В тот день была не совсем обычная программа, состязание «frente a frente» — лоб в лоб — двух матадоров-солистов в традициях старинной аристократической конной корриды. Это были: кордовский капитан кавалерии дон Антонио Каньеро, одетый а-ля андалузец, и португальский рехонэадор Жоао Бранко Нунсио, в голубом наряде рококо. Сначала на арену, танцуя, въехал дон Антонио на андалузском жеребце, рыцарски приветствовал инфанту и президента, потом конем и сомбреро свольтировал приветствие всей публике; и тут распахнулись ворота, и на арену вылетел черный ком мускулов —
Изумительно красивое и возбуждающее зрелище весь этот танец, и я едва не забыл вам сказать, что в нем убивают; говоря честно, я сперва забыл об этом, и когда сидел перед ареной. Правда, я видел, как один раз рехонэадор с разбегу оперся своей ланзой[286]
о бычий затылок, но бык, как ни в чем не бывало, встряхнулся и поскакал дальше, — это походило на игру. Другая ланза осталась торчать у него в шее, подрагивая, как ручка с пером, вонзившаяся в половицу. Бык делал отчаянные попытки стряхнуть впившийся ему в шею предмет, мотал головой, вставал на дыбы, но копье прочно ушло в пятипудовый ком мускулов.

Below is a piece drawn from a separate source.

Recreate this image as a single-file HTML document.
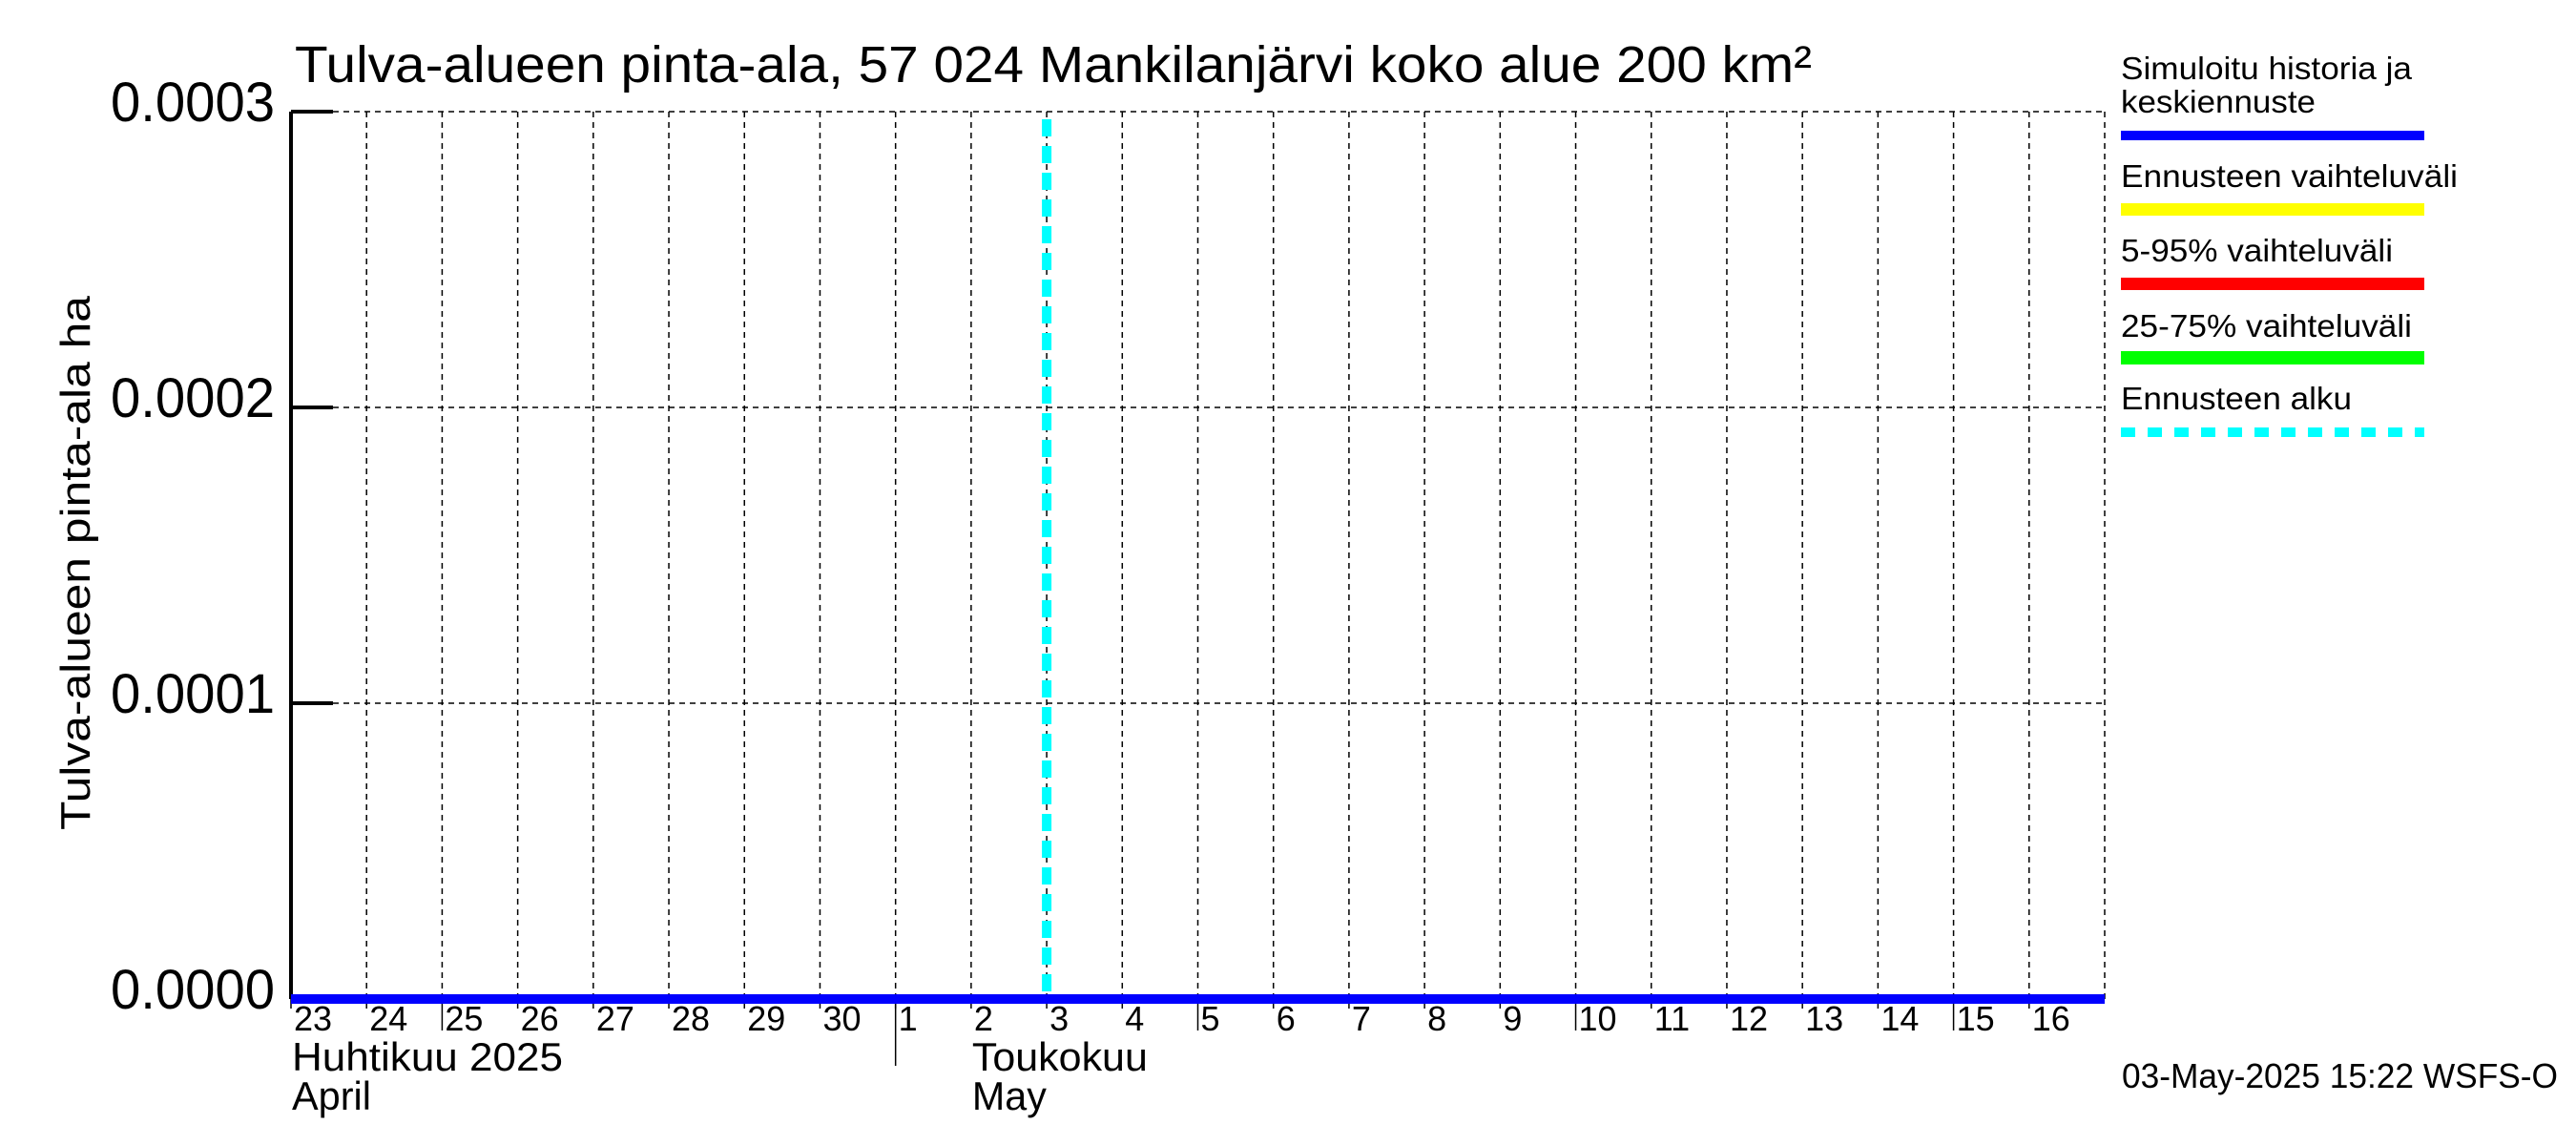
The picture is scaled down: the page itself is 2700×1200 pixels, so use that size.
<!DOCTYPE html>
<html><head><meta charset="utf-8">
<style>
html,body{margin:0;padding:0;background:#fff;}
svg{display:block;font-family:"Liberation Sans",sans-serif;}
</style></head>
<body>
<svg id="chart" width="2700" height="1200" viewBox="0 0 2700 1200" xmlns="http://www.w3.org/2000/svg">
<rect width="2700" height="1200" fill="#fff"/>
<text x="309" y="86" font-size="54" textLength="1590" lengthAdjust="spacingAndGlyphs">Tulva-alueen pinta-ala, 57 024 Mankilanjärvi koko alue 200 km²</text>
<text transform="translate(94,590) rotate(-90)" text-anchor="middle" font-size="44" textLength="560" lengthAdjust="spacingAndGlyphs">Tulva-alueen pinta-ala ha</text>
<g id="grid"></g>
<g id="axes"></g>
<g id="series"></g>
<g id="legend">
<text x="2223" y="83" font-size="33" textLength="305" lengthAdjust="spacingAndGlyphs">Simuloitu historia ja</text>
<text x="2223" y="118" font-size="33" textLength="204" lengthAdjust="spacingAndGlyphs">keskiennuste</text>
<rect x="2223" y="137" width="318" height="10" fill="#0000ff"/>
<text x="2223" y="196" font-size="33" textLength="353" lengthAdjust="spacingAndGlyphs">Ennusteen vaihteluväli</text>
<rect x="2223" y="213" width="318" height="13" fill="#ffff00"/>
<text x="2223" y="274" font-size="33" textLength="285" lengthAdjust="spacingAndGlyphs">5-95% vaihteluväli</text>
<rect x="2223" y="291" width="318" height="13" fill="#ff0000"/>
<text x="2223" y="353" font-size="33" textLength="305" lengthAdjust="spacingAndGlyphs">25-75% vaihteluväli</text>
<rect x="2223" y="368" width="318" height="14" fill="#00ff00"/>
<text x="2223" y="429" font-size="33" textLength="242" lengthAdjust="spacingAndGlyphs">Ennusteen alku</text>
<line x1="2223" y1="453" x2="2541" y2="453" stroke="#00ffff" stroke-width="10" stroke-dasharray="15 13"/>
</g>
<text x="2224" y="1140" font-size="36" textLength="457" lengthAdjust="spacingAndGlyphs">03-May-2025 15:22 WSFS-O</text>
</svg>
<script>
const dayLabels = ["23","24","25","26","27","28","29","30","1","2","3","4","5","6","7","8","9","10","11","12","13","14","15","16"];
const seriesValues = [0,0,0,0,0,0,0,0,0,0,0,0,0,0,0,0,0,0,0,0,0,0,0,0,0];
const yTicks = [0, 0.0001, 0.0002, 0.0003];
const yTickLabels = ["0.0000","0.0001","0.0002","0.0003"];
const forecastStartDay = 10;
const longTickDays = ["25","5","10","15"];

const NS = "http://www.w3.org/2000/svg";
const L = 305, R = 2206, T = 117, B = 1047, nDays = 24;
const xScale = d => L + (R - L) * d / nDays;
const yScale = v => B - (B - T) * v / 0.0003;
function mk(tag, attrs, parent) {
  const e = document.createElementNS(NS, tag);
  for (const k in attrs) e.setAttribute(k, attrs[k]);
  parent.appendChild(e);
  return e;
}
const grid = document.getElementById('grid');
const axes = document.getElementById('axes');
const series = document.getElementById('series');

for (let i = 1; i <= nDays; i++) {
  const gl = mk('line', {x1: xScale(i), x2: xScale(i), y1: T, y2: B, stroke: '#000', 'stroke-width': 1.5, 'stroke-dasharray': '6 5'}, grid);
  
  
}
yTicks.forEach((v, i) => {
  if (v > 0) {
    const gl = mk('line', {x1: L, x2: R, y1: yScale(v), y2: yScale(v), stroke: '#000', 'stroke-width': 1.5, 'stroke-dasharray': '6 5'}, grid);
    
    
  }
  const tk = mk('line', {x1: L, x2: L + 44, y1: yScale(v), y2: yScale(v), stroke: '#000', 'stroke-width': 4}, axes);
  
  
  const tx = mk('text', {x: 288, y: yScale(v) + 10, 'text-anchor': 'end', 'font-size': 58, textLength: 172, lengthAdjust: 'spacingAndGlyphs'}, axes);
  tx.textContent = yTickLabels[i];
  
  
});
const yAxis = mk('line', {x1: L, x2: L, y1: T, y2: B, stroke: '#000', 'stroke-width': 4}, axes);



dayLabels.forEach((lab, i) => {
  const x = xScale(i);
  const len = longTickDays.includes(lab) ? 33 : 10;
  const tk = mk('line', {x1: x, x2: x, y1: B, y2: B + len, stroke: '#000', 'stroke-width': 1.5}, axes);
  
  
  const tx = mk('text', {x: x + 3, y: 1080, 'font-size': 36}, axes);
  tx.textContent = lab;
  
  
});
const sep = mk('line', {x1: xScale(8), x2: xScale(8), y1: B, y2: 1117, stroke: '#000', 'stroke-width': 1.5}, axes);


[["Huhtikuu  2025", xScale(0) + 1, 1122, 284], ["April", xScale(0) + 1, 1163, 83], ["Toukokuu", xScale(9) + 1, 1122, 184], ["May", xScale(9) + 1, 1163, 78]].forEach(m => {
  const t = mk('text', {x: m[1], y: m[2], 'font-size': 42, textLength: m[3], lengthAdjust: 'spacingAndGlyphs', 'xml:space': 'preserve'}, axes);
  t.textContent = m[0];
  
  
});

const fl = mk('line', {x1: xScale(forecastStartDay), x2: xScale(forecastStartDay), y1: T + 8, y2: B, stroke: '#00ffff', 'stroke-width': 10, 'stroke-dasharray': '18 10'}, series);


const pts = seriesValues.map((v, i) => xScale(i) + ',' + yScale(v)).join(' ');
const pl = mk('polyline', {points: pts, fill: 'none', stroke: '#0000ff', 'stroke-width': 10}, series);


</script>
</body></html>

Тогда бык остановился, начал раскидывать ногами песок, словно собираясь в него закопаться, и заревел от боли и гнева; с морды у него капала слюна, — должно быть, по-бычьи это означает плакать. А перед ним уже снова легко и плавно подкидывается конь с неприятелем. Раненый бык перестает мычать, фыркает, горбит холку и бешеным рывком кидается в атаку. Я закрыл глаза, думая, что сейчас на песке арены будет сплошная каша из растерзанных и растоптанных тел. Но, взглянув еще раз, увидел, что бык стоит с поднятой головой, в затылке у него качается переломленная ланза, а напротив балетным шагом переступает с ноги на ногу конь, и только в его прижатых ушах — ужас. Какое доблестное сердце у этого коня; сколько отваги и изящества в блистательном наезднике, когда глаза в глаза с быком он стискивает конские бока коленями; но сколько стойкости и врожденного героизма в быке, который плачет, а не сдается. Конем правит человек, а человеком — тщеславие; быку же надо только одного: остаться на арене в одиночестве. Кто смеет встать между мною и всеми коровами света? Глядите, вот он наклоняет лоб и опять бросает всю свою страшную тяжесть против единственного соперника, приплясывающего по арене; бык обрушивается на него каменной глыбой, но уже минутами сухожилия ног его неожиданно обмякают. Он пошатнулся? Нет, пустяки; вперед и только вперед! ура, за честь быков!Тут, словно молния, сверкнула третья ланза. Бык оступился, но тут же воспрянул, вот уже набирают силу его мускулы для нового разбега... и неожиданно он ложится — спокойно, как жующая корова. Наездник с конем кружит около отдыхающего бойца.